The moment of the show happened when Pearce appeared on stage and engaged — there’s no other word for it — Shelton in a blow-the-roof-off vocal showdown on “Lonely Tonight.”
Shelton’s reaction — “Holy s***. That’s pretty damned cool. You’re welcome, Lincoln.”
Other high points included his “duet” with a projected Stefani on “Nobody but You,” his latest hit “No Body” and the revved up duo of “Hillbilly Bone” and “Boys ‘Round Here” that launched the entertaining show that had been rehearsed in the arena to its end.
Pearce doesn’t usually introduce “Never Wanted To Be That Girl.” But she had to Thursday, her first big show after a big event.
“I wanted to write a real country song with my friend Ashley McBryde,” she said. “A couple weeks ago, the craziest thing happened, it won a Grammy. Thank you for loving country music, thank you for loving this song. Now I’m going to be Ashley for a minute.”
So began the song that took the best country/duo group Grammy — one of the highlights of the 45-minute set that showed how far Pearce has come from The Single Barrel and why, four years later, she’s poised to be a country superstar.

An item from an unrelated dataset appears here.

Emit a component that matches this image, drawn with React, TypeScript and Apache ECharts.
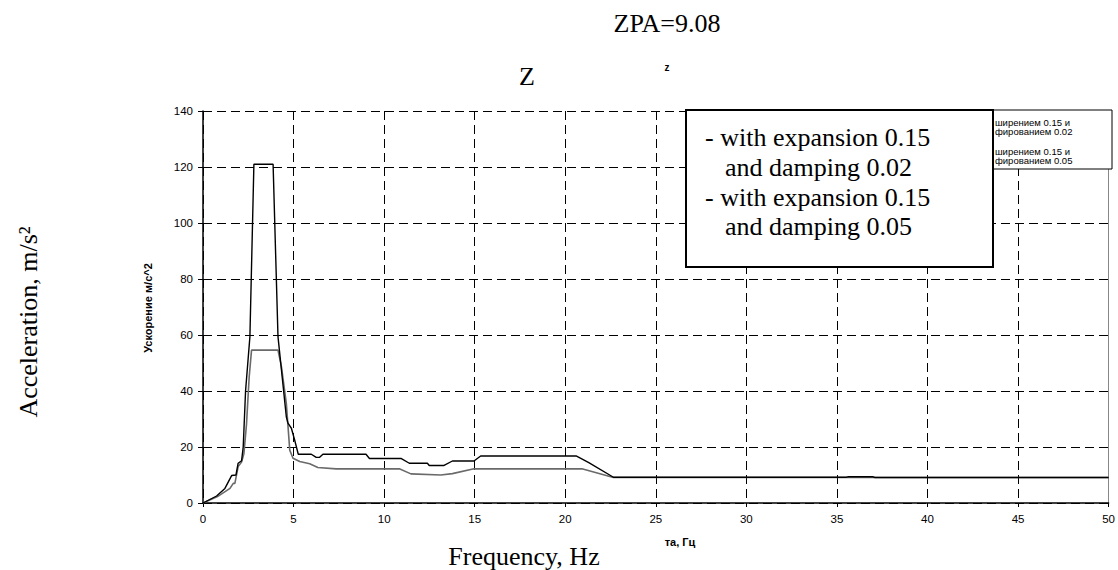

Establishing her traditional country bona fines with “Dear Miss Loretta,” her tribute to Loretta Lynn, Pearce bounced from hit to hit — contrasting the defiant breakup ballad “Should’ve Known Better” with the countryish love song “Closer To You” from the ’90s, reaching back to her breakthrough “Every Little Thing” and plugging her new songs.
And she did so with confidence, an engaging down-to-earth personality and perfect country-pop style. She’s going to be headlining arenas sooner rather than later.